If this sounds fanciful, it largely is at the moment. But there is nothing in principle that would stop it from happening and when it does, it will free us from all resolutions and frame rates and will allow artificially generated objects to integrate perfectly with the real world — perhaps “holographically”. (I’ve put the holographic reference in quotes because it’s one of the most misused terms in the whole field of imaging, unless you’re prepared to allow it to be defined as “any 3D image that changes to reflect a viewer’s position” or something like that.)
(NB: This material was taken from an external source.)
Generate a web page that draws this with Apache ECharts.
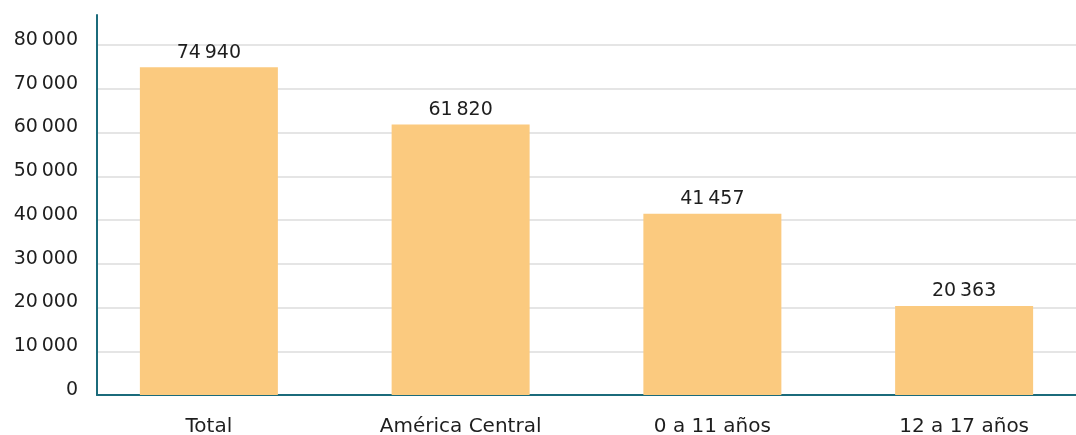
<!DOCTYPE html>
<html><head><meta charset="utf-8">
<script src="https://cdn.jsdelivr.net/npm/echarts@6/dist/echarts.min.js"></script>
<style>html,body{margin:0;padding:0;background:#fff;overflow:hidden}#c{width:1090px;height:435px}</style>
</head><body><div id="c"></div>
<script>
const categories = ['Total', 'América Central', '0 a 11 años', '12 a 17 años'];
const values = [74940, 61820, 41457, 20363];
const yTicks = [0, 10000, 20000, 30000, 40000, 50000, 60000, 70000, 80000];

function fmt(v) {
  const s = String(v);
  return s.length > 3 ? s.slice(0, s.length - 3) + '\u2009' + s.slice(-3) : s;
}
const FONT = '"DejaVu Sans", "Open Sans", sans-serif';
const FS = 19;
const TEAL = '#1b6b7b';
const TXT = '#1e1e1e';
const chart = echarts.init(document.getElementById('c'), null, {renderer: 'canvas'});
chart.setOption({
  animation: false,
  backgroundColor: '#fff',
  textStyle: {fontFamily: FONT},
  grid: [
    {left: 83, right: 0, top: 45, bottom: 40, containLabel: false, outerBoundsMode: 'none'},
    {left: 97, right: 14, top: 15, bottom: 40, containLabel: false, outerBoundsMode: 'none'},
    {left: 97, right: 14, top: 45, bottom: 40, containLabel: false, outerBoundsMode: 'none'}
  ],
  xAxis: [
    {type: 'category', gridIndex: 0, data: categories,
     axisLine: {show: false}, axisTick: {show: false},
     axisLabel: {color: TXT, fontSize: 20, fontFamily: FONT, margin: 22}},
    {type: 'value', gridIndex: 1, min: 0, max: 1,
     axisLine: {show: true, lineStyle: {color: TEAL, width: 2}},
     axisTick: {show: false}, axisLabel: {show: false}, splitLine: {show: false}},
    {type: 'value', gridIndex: 2, min: 0, max: 1, show: false}
  ],
  yAxis: [
    {type: 'value', gridIndex: 0, min: yTicks[0], max: yTicks[yTicks.length - 1], interval: 10000,
     offset: -14,
     axisLine: {show: false}, axisTick: {show: false},
     axisLabel: {color: TXT, fontSize: FS, fontFamily: FONT, margin: 19, formatter: fmt,
                 verticalAlign: 'bottom', lineHeight: 10},
     splitLine: {show: false}},
    {type: 'value', gridIndex: 1, min: 0, max: 1,
     axisLine: {show: true, lineStyle: {color: TEAL, width: 2}},
     axisTick: {show: false}, axisLabel: {show: false}, splitLine: {show: false}},
    {type: 'value', gridIndex: 2, min: yTicks[0], max: yTicks[yTicks.length - 1], interval: 10000,
     axisLine: {show: false}, axisTick: {show: false}, axisLabel: {show: false},
     splitLine: {show: true, lineStyle: {color: '#dcdcdc', width: 1.5}}}
  ],
  series: [{
    type: 'bar', xAxisIndex: 0, yAxisIndex: 0, data: values,
    barWidth: 138, z: 3,
    itemStyle: {color: '#fbca7f'},
    label: {show: true, position: 'top', distance: 5, color: TXT, fontSize: FS, fontFamily: FONT,
            formatter: p => fmt(p.value)}
  }]
});
</script></body></html>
Ultimately video will become a re-synthesised and resolution-free representation of the real world. It may become the world that we live in or perhaps one that we merely assimilate as an essential part of the way we relate to the world. What does “re-synthesised” mean? It means that a “model” of an object, and its behaviours, is created that simulates the real object in all relevant aspects. It’s a bit like the way that it’s possible now to create an acoustic model of a piano that is very nearly as good as the real thing, even (especially!) down to the way that when you play a single note, other piano strings — and even the frame of the piano — vibrate to give an incredibly complex “compound” sound. Physical models can do this. Re-synthesis is the process of creating a physical model in software virtually automatically.
There is much more to say about this. There isn’t room here. Artificial intelligence and machine learning will play a big role. Think about it: a truly intelligent robot that’s able to emulate a human being will need a human-like “image” of the world in order merely to exist. There is so much research going into computer vision for robotics and driverless cars right now that it will touch every part of every imaging industry.
This is going to be fun, and probably a bit scary too.